Die Idee für eine App steht – Und jetzt?
Bevor die Idee, die mit der App realisiert werden soll, tatsächlich umgesetzt wird, sollten selbstverständlich Vorüberlegungen zur Konzeption der App angestellt werden – wie etwa zum Design, Namen, der Zielgruppe und den späteren Vertriebswegen. Schon aus wirtschaftlicher Notwendigkeit spielt die Marketing-Strategie bis hin zur Monetarisierung der App eine wesentliche Rolle. Dies betrifft auch die Frage, ob die App später kostenlos oder kostenpflichtig angeboten werden soll, und, ob weitere Finanzierungs- bzw. Einnahmemöglichkeiten über In-App-Käufe, Sponsoring, In-App-Ads usw. möglich sein sollen. Aber diese Punkte überlassen wir mal den BWLern ;].

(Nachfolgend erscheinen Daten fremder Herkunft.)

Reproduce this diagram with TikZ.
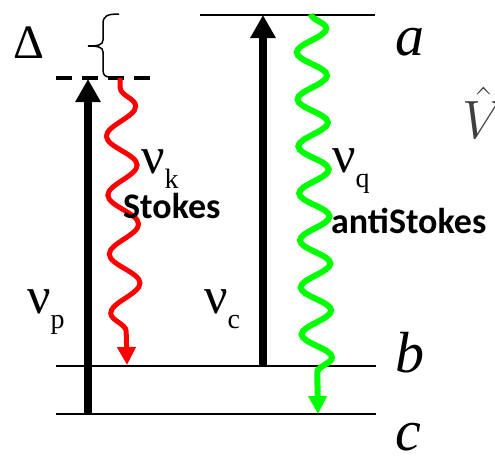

In rechtlicher Hinsicht gilt es zunächst zu bedenken, wer an der Realisierung einer App beteiligt sein kann und mit wem Vertragsbeziehungen eingegangen werden, namentlich
- der App-Betreiber,
- der App-Entwickler,
- die Anbieter von Dritt-Services,
- der App-Vermarkter und schlussendlich
- der Nutzer.
Dabei ist zu berücksichtigen, dass wenigstens die folgenden Rechtsbereiche in der App-Entwicklung und bzw. dem App-Verkauf eine Rolle spielen:
- Namens- und Markenrecht,
- IT-/Softwareentwicklungs-Vertragsrecht,
- Datenschutzrecht
- Nutzungsbedingungen der App – Vertrag zwischen Betreiber und Nutzer (AGB-Recht)
- Nutzungsbedingungen der App-Vermarkter – Vertrag zwischen App-Betreiber und App-Vermarktern (Stores)
Von der Idee bis zur Vermarktung der App
Schon die vorgenannte Aufzählung zeigt, dass die rechtlichen Stolpersteine mannigfaltig am Wegesrand verstreut liegen. Nun aber der Reihe nach.
Im Ersten Teil unserer kleinen Reihe geht es um das Markenrecht, den „Entwicklervertrag“ und um sonstige Verträge wie hinsichtlich der Logogestaltung oder des Marketings.
Im Zweiten Teil wird es dann um die Einbindung von Dritt-Services, den Datenschutz bei Apps sowie um die Vertragsbeziehungen zwischen App-Betreibern und App-Vermarktern (also den Stores) gehen.
1. Wie soll das Kind denn heißen? – Vom Markenrecht
Zunächst sollte die geplante App, bzw. der Name der App, im Hinblick auf Namens- und Markenrechte überprüft werden. Denn natürlich finden das Markenrecht (MarkenG), das Namensrecht nach § 12 BGB, als auch das Wettbewerbsrecht (UWG) nicht nur im „Internet“, sondern auch in Bezug auf Applikationen Anwendung. Was aus markenrechtlicher wie wettbewerbsrechtlicher Sicht bei der Wahl eines Namens zu berücksichtigen ist, haben wir Artikel Domainrecht – Von den rechtlichen Fallstricken bei der Auswahl der eigenen Domain bereits ausführlich beschrieben (Wie der Titel schon sagte, erfolgen die Ausführungen dort in Bezug auf Domains, aber das tut dem Ganzen keinen Abbruch und ist auch für App-Entwickler bzw. Betreiber lesenswert). Mit dem Werktitelschutz für Apps haben wir uns anhand einer Entscheidung des Hamburger Landgerichts (Beschl. v. 8.10.2013, 327 O 104/13) ebenfalls schon umfassend hier befasst.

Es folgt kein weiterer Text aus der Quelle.